The applicant accepts that the Speaker has disciplinary powers over Members of Parliament in terms of which he can order a member to leave the House for a full day. In a moment of unintended levity, counsel for the applicant submitted that this power is used quite often against Honourable Members. Such power is not disputed. Therefore, the legitimacy of the action by the Speaker against the applicant cannot be doubted.
If it is accepted that the disciplinary power of the Speaker over Members of Parliament is legitimate, which it must, then it cannot be wished away into insignificance in his hands. The Speaker’s power cannot be negated by imputing it to the respondent. It remains conduct by the Speaker and must be given its full recognition at law. It is in itself the wielding of administrative power and must be independently subject to judicial control. The argument that the Speaker’s such exercise of power is at law conduct by the respondent is therefore untenable.
Secondly, it stands to reason that where disciplinary authority is granted to two functionaries, not concurrently but on escalating thresholds, the exercise of the power by one cannot be imputed to the other in the absence of clear provisions to that effect. My reading of the Standing Orders of the respondent do not show a basis upon which I can infer that the exercise of the power to punish Members of Parliament by the Speaker is to be regarded as conduct by the respondent and not by the Speaker, using his own discretion in the matter. Counsel did not direct our attention to any provision in the Standing Orders from which such an inference can be drawn.
Finally, there is no basis factually or legally for finding that the respondent had any supervisory role over the Speaker in matters of the discipline of Members of Parliament. There is thus no procedure by which the respondent could have ensured that the Speaker fully complied with the Standing Orders and limited his powers accordingly. The matter was never referred to the House for resolution.
It is therefore my finding on the facts of the matter that the conduct complained of was that of the Speaker acting independently of the respondent. Put differently, it is my finding that the conduct complained of was not the conduct of the respondent and the jurisdiction of this court is accordingly not triggered.

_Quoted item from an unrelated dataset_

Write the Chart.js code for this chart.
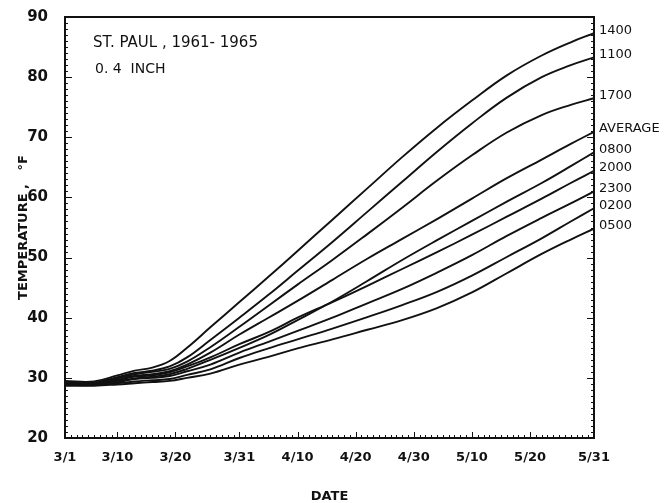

In the hands of the Speaker, the decision to punish a Member of Parliament under the Standing Orders hardly qualifies as a constitutional obligation that would attract the attention of this Court. Quite correctly, counsel did not so argue. It is therefore idle to discuss whether this Court would still have had jurisdiction in the matter even if the conduct was correctly attributed to the Speaker.
In view of the finding that I make above, it is unnecessary that I proceed to determine whether the exercise of disciplinary power by the respondent in terms of its Standing Orders can amount to a constitutional obligation for the purposes of s 167 (2) (d) of the Constitution. This application turns or rather falls on the fact that the respondent did not act as alleged or at all.
The jurisdiction of this Court not having been triggered, the matter must be struck off the roll. No justification appears for the court to depart from the general position regarding the award of costs. None was pressed on us by the respondent. Accordingly, in line with the general position, no order as to costs shall be made.
In the result, I make the following order:
The matter is struck off the roll.
There shall be no order as to costs.
MALABA CJ: I agree
GWAUNZA DCJ: I agree
GARWE JCC: I agree
GOWORA JCC: I agree
HLATSHWAYO JCC: I agree
PATEL JCC: I agree
Mafume Law Chambers, applicant’s legal practitioners.
Chihambakwe, Mutizwa & Partners, respondent’s legal practitioners.